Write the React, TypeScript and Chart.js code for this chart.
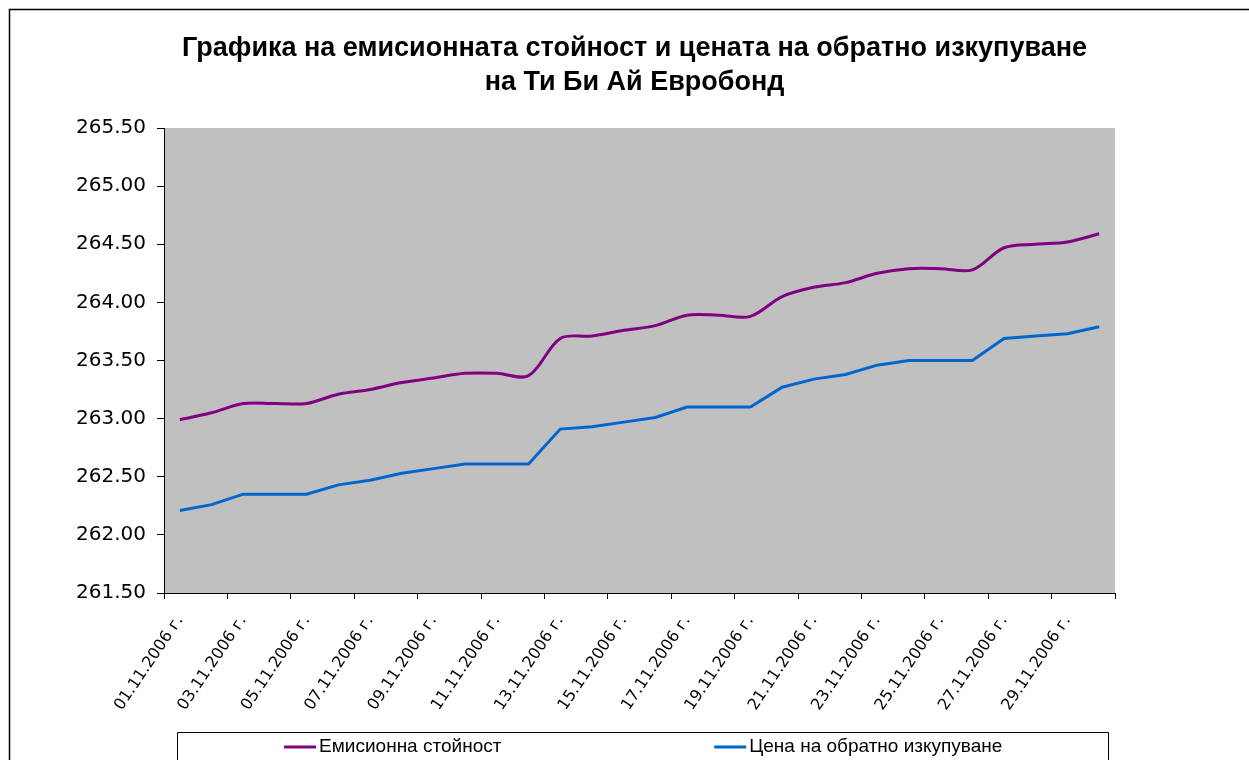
import { useEffect, useRef } from 'react';
import { Chart, registerables } from 'chart.js';

Chart.register(...registerables);

const dates = [
  '01.11.2006 г.', '02.11.2006 г.', '03.11.2006 г.', '04.11.2006 г.', '05.11.2006 г.',
  '06.11.2006 г.', '07.11.2006 г.', '08.11.2006 г.', '09.11.2006 г.', '10.11.2006 г.',
  '11.11.2006 г.', '12.11.2006 г.', '13.11.2006 г.', '14.11.2006 г.', '15.11.2006 г.',
  '16.11.2006 г.', '17.11.2006 г.', '18.11.2006 г.', '19.11.2006 г.', '20.11.2006 г.',
  '21.11.2006 г.', '22.11.2006 г.', '23.11.2006 г.', '24.11.2006 г.', '25.11.2006 г.',
  '26.11.2006 г.', '27.11.2006 г.', '28.11.2006 г.', '29.11.2006 г.', '30.11.2006 г.',
];

const emissionValue = [
  262.99, 263.05, 263.13, 263.13, 263.13, 263.21, 263.25, 263.31, 263.35, 263.39,
  263.39, 263.37, 263.69, 263.71, 263.76, 263.80, 263.89, 263.89, 263.88, 264.05,
  264.13, 264.17, 264.25, 264.29, 264.29, 264.28, 264.47, 264.50, 264.52, 264.59,
];

const redemptionPrice = [
  262.21, 262.26, 262.35, 262.35, 262.35, 262.43, 262.47, 262.53, 262.57, 262.61,
  262.61, 262.61, 262.91, 262.93, 262.97, 263.01, 263.10, 263.10, 263.10, 263.27,
  263.34, 263.38, 263.46, 263.50, 263.50, 263.50, 263.69, 263.71, 263.73, 263.79,
];

const seriesNames = ['Емисионна стойност', 'Цена на обратно изкупуване'];
const seriesColors = ['#800080', '#0066CC'];
const titleLines = [
  'Графика на емисионната стойност и цената на обратно изкупуване',
  'на Ти Би Ай Евробонд',
];
const yMin = 261.5;
const yMax = 265.5;
const yStep = 0.5;

const decorPlugin = {
  id: 'excelDecor',
  beforeDraw(chart: any) {
    const { ctx, chartArea: a, width, height } = chart;
    ctx.save();
    ctx.fillStyle = '#ffffff';
    ctx.fillRect(0, 0, width, height);
    ctx.strokeStyle = '#000000';
    ctx.lineWidth = 1.5;
    ctx.beginPath();
    ctx.moveTo(9.5, height + 5);
    ctx.lineTo(9.5, 9.5);
    ctx.lineTo(width + 5, 9.5);
    ctx.stroke();
    ctx.fillStyle = '#C0C0C0';
    ctx.fillRect(a.left, a.top, a.right - a.left, a.bottom - a.top);
    ctx.fillStyle = '#000000';
    ctx.font = 'bold 27px "Liberation Sans", Arial, sans-serif';
    ctx.textAlign = 'center';
    ctx.textBaseline = 'alphabetic';
    const cx = (a.left + a.right) / 2 - 5;
    titleLines.forEach((t, i) => ctx.fillText(t, cx, 56 + i * 34));
    ctx.restore();
  },
  afterDraw(chart: any) {
    const { ctx, chartArea: a, height } = chart;
    const boxLeft = a.left + 13;
    const boxRight = a.right - 7;
    const boxTop = a.bottom + 139;
    ctx.save();
    ctx.strokeStyle = '#000000';
    ctx.lineWidth = 1;
    ctx.beginPath();
    ctx.moveTo(boxLeft + 0.5, height + 5);
    ctx.lineTo(boxLeft + 0.5, boxTop + 0.5);
    ctx.lineTo(boxRight + 0.5, boxTop + 0.5);
    ctx.lineTo(boxRight + 0.5, height + 5);
    ctx.stroke();
    ctx.font = '19px "Liberation Sans", Arial, sans-serif';
    ctx.textBaseline = 'middle';
    ctx.textAlign = 'left';
    const half = (boxRight - boxLeft) / 2;
    const midY = boxTop + 15;
    chart.data.datasets.forEach((ds: any, i: number) => {
      const sample = 32;
      const gap = 3;
      const tw = ctx.measureText(ds.label).width;
      const itemW = sample + gap + tw;
      const x0 = boxLeft + half * i + (half - itemW) / 2 - 17;
      ctx.strokeStyle = ds.borderColor;
      ctx.lineWidth = 3;
      ctx.beginPath();
      ctx.moveTo(x0, midY);
      ctx.lineTo(x0 + sample, midY);
      ctx.stroke();
      ctx.fillStyle = '#000000';
      ctx.fillText(ds.label, x0 + sample + gap, midY);
    });
    ctx.restore();
  },
};

export default function App() {
  const ref = useRef<HTMLCanvasElement | null>(null);

  useEffect(() => {
    document.body.style.margin = '0';
    document.body.style.overflow = 'hidden';
    const canvas = ref.current;
    if (!canvas) return;
    const chart = new Chart(canvas, {
      type: 'line',
      data: {
        labels: dates,
        datasets: [
          {
            label: seriesNames[0],
            data: emissionValue,
            borderColor: seriesColors[0],
            backgroundColor: seriesColors[0],
            borderWidth: 3,
            pointRadius: 0,
            tension: 0.33,
            fill: false,
          },
          {
            label: seriesNames[1],
            data: redemptionPrice,
            borderColor: seriesColors[1],
            backgroundColor: seriesColors[1],
            borderWidth: 3,
            pointRadius: 0,
            tension: 0,
            fill: false,
          },
        ],
      },
      plugins: [decorPlugin],
      options: {
        responsive: false,
        animation: false,
        events: [],
        layout: { padding: { top: 128, right: 134, bottom: 0, left: 0 } },
        plugins: {
          legend: { display: false },
          title: { display: false },
          tooltip: { enabled: false },
        },
        scales: {
          x: {
            type: 'category',
            offset: true,
            afterFit: (s: any) => { s.height = 167; },
            border: { display: true, color: '#000000', width: 1 },
            grid: {
              offset: true,
              drawOnChartArea: false,
              drawTicks: true,
              tickLength: 6,
              tickWidth: 1,
              tickColor: (c: any) =>
                c.index === undefined || c.index % 2 === 0 ? '#000000' : 'rgba(0,0,0,0)',
            },
            ticks: {
              autoSkip: false,
              maxRotation: 56,
              minRotation: 56,
              padding: 13,
              color: '#000000',
              font: { family: '"DejaVu Sans", Verdana, sans-serif', size: 16 },
              callback: (_v: any, i: number) => (i % 2 === 0 ? dates[i] : ''),
            },
          },
          y: {
            min: yMin,
            max: yMax,
            afterFit: (s: any) => { s.width = 164; },
            border: { display: true, color: '#000000', width: 1 },
            grid: {
              drawOnChartArea: false,
              drawTicks: true,
              tickLength: 7,
              tickColor: '#000000',
            },
            ticks: {
              stepSize: yStep,
              padding: 11,
              color: '#000000',
              font: { family: '"DejaVu Sans", Verdana, sans-serif', size: 20 },
              callback: (v: any) => Number(v).toFixed(2),
            },
          },
        },
      },
    });
    return () => chart.destroy();
  }, []);

  return <canvas ref={ref} width={1249} height={760} style={{ display: 'block' }} />;
}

★ ★ ★

Copy the data word for word. Pictures do not go in the copy.

- [Task result]
Write the React, TypeScript and Chart.js code for this chart.
import { useEffect, useRef } from 'react';
import { Chart, registerables } from 'chart.js';

Chart.register(...registerables);

const dates = [
  '01.11.2006 г.', '02.11.2006 г.', '03.11.2006 г.', '04.11.2006 г.', '05.11.2006 г.',
  '06.11.2006 г.', '07.11.2006 г.', '08.11.2006 г.', '09.11.2006 г.', '10.11.2006 г.',
  '11.11.2006 г.', '12.11.2006 г.', '13.11.2006 г.', '14.11.2006 г.', '15.11.2006 г.',
  '16.11.2006 г.', '17.11.2006 г.', '18.11.2006 г.', '19.11.2006 г.', '20.11.2006 г.',
  '21.11.2006 г.', '22.11.2006 г.', '23.11.2006 г.', '24.11.2006 г.', '25.11.2006 г.',
  '26.11.2006 г.', '27.11.2006 г.', '28.11.2006 г.', '29.11.2006 г.', '30.11.2006 г.',
];

const emissionValue = [
  262.99, 263.05, 263.13, 263.13, 263.13, 263.21, 263.25, 263.31, 263.35, 263.39,
  263.39, 263.37, 263.69, 263.71, 263.76, 263.80, 263.89, 263.89, 263.88, 264.05,
  264.13, 264.17, 264.25, 264.29, 264.29, 264.28, 264.47, 264.50, 264.52, 264.59,
];

const redemptionPrice = [
  262.21, 262.26, 262.35, 262.35, 262.35, 262.43, 262.47, 262.53, 262.57, 262.61,
  262.61, 262.61, 262.91, 262.93, 262.97, 263.01, 263.10, 263.10, 263.10, 263.27,
  263.34, 263.38, 263.46, 263.50, 263.50, 263.50, 263.69, 263.71, 263.73, 263.79,
];

const seriesNames = ['Емисионна стойност', 'Цена на обратно изкупуване'];
const seriesColors = ['#800080', '#0066CC'];
const titleLines = [
  'Графика на емисионната стойност и цената на обратно изкупуване',
  'на Ти Би Ай Евробонд',
];
const yMin = 261.5;
const yMax = 265.5;
const yStep = 0.5;

const decorPlugin = {
  id: 'excelDecor',
  beforeDraw(chart: any) {
    const { ctx, chartArea: a, width, height } = chart;
    ctx.save();
    ctx.fillStyle = '#ffffff';
    ctx.fillRect(0, 0, width, height);
    ctx.strokeStyle = '#000000';
    ctx.lineWidth = 1.5;
    ctx.beginPath();
    ctx.moveTo(9.5, height + 5);
    ctx.lineTo(9.5, 9.5);
    ctx.lineTo(width + 5, 9.5);
    ctx.stroke();
    ctx.fillStyle = '#C0C0C0';
    ctx.fillRect(a.left, a.top, a.right - a.left, a.bottom - a.top);
    ctx.fillStyle = '#000000';
    ctx.font = 'bold 27px "Liberation Sans", Arial, sans-serif';
    ctx.textAlign = 'center';
    ctx.textBaseline = 'alphabetic';
    const cx = (a.left + a.right) / 2 - 5;
    titleLines.forEach((t, i) => ctx.fillText(t, cx, 56 + i * 34));
    ctx.restore();
  },
  afterDraw(chart: any) {
    const { ctx, chartArea: a, height } = chart;
    const boxLeft = a.left + 13;
    const boxRight = a.right - 7;
    const boxTop = a.bottom + 139;
    ctx.save();
    ctx.strokeStyle = '#000000';
    ctx.lineWidth = 1;
    ctx.beginPath();
    ctx.moveTo(boxLeft + 0.5, height + 5);
    ctx.lineTo(boxLeft + 0.5, boxTop + 0.5);
    ctx.lineTo(boxRight + 0.5, boxTop + 0.5);
    ctx.lineTo(boxRight + 0.5, height + 5);
    ctx.stroke();
    ctx.font = '19px "Liberation Sans", Arial, sans-serif';
    ctx.textBaseline = 'middle';
    ctx.textAlign = 'left';
    const half = (boxRight - boxLeft) / 2;
    const midY = boxTop + 15;
    chart.data.datasets.forEach((ds: any, i: number) => {
      const sample = 32;
      const gap = 3;
      const tw = ctx.measureText(ds.label).width;
      const itemW = sample + gap + tw;
      const x0 = boxLeft + half * i + (half - itemW) / 2 - 17;
      ctx.strokeStyle = ds.borderColor;
      ctx.lineWidth = 3;
      ctx.beginPath();
      ctx.moveTo(x0, midY);
      ctx.lineTo(x0 + sample, midY);
      ctx.stroke();
      ctx.fillStyle = '#000000';
      ctx.fillText(ds.label, x0 + sample + gap, midY);
    });
    ctx.restore();
  },
};

export default function App() {
  const ref = useRef<HTMLCanvasElement | null>(null);

  useEffect(() => {
    document.body.style.margin = '0';
    document.body.style.overflow = 'hidden';
    const canvas = ref.current;
    if (!canvas) return;
    const chart = new Chart(canvas, {
      type: 'line',
      data: {
        labels: dates,
        datasets: [
          {
            label: seriesNames[0],
            data: emissionValue,
            borderColor: seriesColors[0],
            backgroundColor: seriesColors[0],
            borderWidth: 3,
            pointRadius: 0,
            tension: 0.33,
            fill: false,
          },
          {
            label: seriesNames[1],
            data: redemptionPrice,
            borderColor: seriesColors[1],
            backgroundColor: seriesColors[1],
            borderWidth: 3,
            pointRadius: 0,
            tension: 0,
            fill: false,
          },
        ],
      },
      plugins: [decorPlugin],
      options: {
        responsive: false,
        animation: false,
        events: [],
        layout: { padding: { top: 128, right: 134, bottom: 0, left: 0 } },
        plugins: {
          legend: { display: false },
          title: { display: false },
          tooltip: { enabled: false },
        },
        scales: {
          x: {
            type: 'category',
            offset: true,
            afterFit: (s: any) => { s.height = 167; },
            border: { display: true, color: '#000000', width: 1 },
            grid: {
              offset: true,
              drawOnChartArea: false,
              drawTicks: true,
              tickLength: 6,
              tickWidth: 1,
              tickColor: (c: any) =>
                c.index === undefined || c.index % 2 === 0 ? '#000000' : 'rgba(0,0,0,0)',
            },
            ticks: {
              autoSkip: false,
              maxRotation: 56,
              minRotation: 56,
              padding: 13,
              color: '#000000',
              font: { family: '"DejaVu Sans", Verdana, sans-serif', size: 16 },
              callback: (_v: any, i: number) => (i % 2 === 0 ? dates[i] : ''),
            },
          },
          y: {
            min: yMin,
            max: yMax,
            afterFit: (s: any) => { s.width = 164; },
            border: { display: true, color: '#000000', width: 1 },
            grid: {
              drawOnChartArea: false,
              drawTicks: true,
              tickLength: 7,
              tickColor: '#000000',
            },
            ticks: {
              stepSize: yStep,
              padding: 11,
              color: '#000000',
              font: { family: '"DejaVu Sans", Verdana, sans-serif', size: 20 },
              callback: (v: any) => Number(v).toFixed(2),
            },
          },
        },
      },
    });
    return () => chart.destroy();
  }, []);

  return <canvas ref={ref} width={1249} height={760} style={{ display: 'block' }} />;
}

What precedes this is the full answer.